Tim: I'd argue that the co-op mode is entirely optional, and that the single-player experience is absolutely untarnished without a co-op buddy. Compare that to something like Resident Evil 5, where you have A.I. Sheva running around like an idiot if you don't have a buddy to play with. That essentially forces you to play with a buddy. However, Dead Space 3 is a top-notch single-player experience that stands well on its own.
Reiner: Again, I go back to the encounters, which I didn't enjoy. The thrill of shooting necromorphs just wasn't the same for me. Part of that has to do with the crafted weapons. Initially, I thought I would like being able to make my own weapons, but I ended up finding that I kept using the same weapon throughout most of the game. One of my favorite parts of Dead Space was the variety in the armaments. Maybe I just played it differently than most people, but I went with the weapon that delivered the most damage and best fit the situations. I didn't feel the need to change too often this time.
Tim: I agree that I tended to stick with the same arsenal throughout most of the game. However, there was this great moment a few hours in where my crafted weapons just weren't cutting it, so I had to dismantle everything and rebuild from the ground up. It forced me to really wrap my head around the intricacies of the crafting system and make the best guns possible. It ended being a pretty brutal plasma cutter, and I was mopping up necromorphs after that. From that point on it was about incremental improvements and modifications. It reminded me a bit of the fun of Resident Evil 4's upgrade system, like leveling up the Red 9 pistol and obliterating zombies. In fact, I feel like the more mobile necromorphs and more liberally upgradeable weapons made Dead Space 3 feel like the Resident Evil 4 of the series. The enemies were faster, but so was I. That, and my weapons were better than ever.
Reiner: I do agree that a super powerful weapon brought some cackle-worthy dominance from time to time. I hate to keep coming down on the game, but I also didn't like the story. I thought the first two games, while somewhat confusing in describing what the Markers were, did great things with Isaac. His hallucinations in Dead Space 2 created a gripping story arc that left me wondering what could come next for him. The pay off just wasn't there in three. I thought it was rather pedestrian for this series.
Tim: You're right, Isaac broke free of the Marker's influence in Dead Space 2. However, I think that Visceral did an awesome job integrating Marker-controlled hallucinations into Carver, the co-op partner. Carver would see things that weren't there, and players controlling Isaac would just see him interacting with nothingness or battling things in his mind. It reminded me of a refinement of the awesome hallucinatory co-op in Kane & Lynch. A super clever way to bring it back even though storywise Isaac's brain is safe from its effects. Did you get a chance to play as Carver on a co-op mission?

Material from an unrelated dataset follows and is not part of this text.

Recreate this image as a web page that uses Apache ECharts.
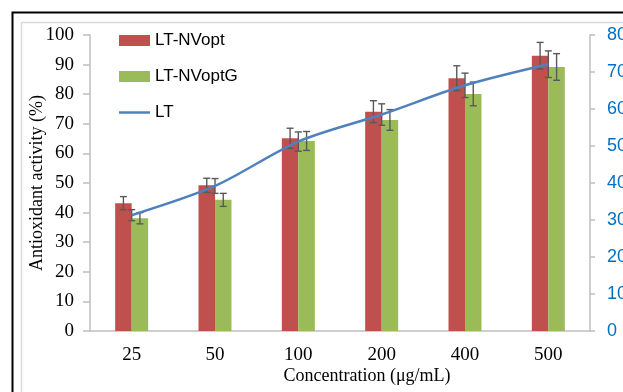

Reiner: I did. I didn't finish the game with him, but saw some of the mind-games that Visceral played with him. He was a more interesting character than the lead, and yet this was Isaac's last dance. He deserved better.
Tim: Hah, well we didn't know if it was going to be Isaac's last dance at the time. But now, considering Dead Space 3 sold so poorly it might have been his last hurrah in retrospect. Man, I know that this latest sequel didn't do it for everyone, but I really hope we see more of this series. It's too much fun to die. Any final thoughts?
Reiner: When the series is clicking the way it should - a la Dead Space 1 and 2 - I think it has a lot of life left in it. Like I said, I think the team had the right idea and found interesting ways to expand upon this series' experience. The execution just didn't match the vision. I was left wanting something different.
Tim: Well, I suppose I'll point to my handful of playthroughs as evidence that we'll have to agree to disagree. At least one point we can side with one another on is that we want more from that series. Hopefully Dead Space 3 doesn't mark the end.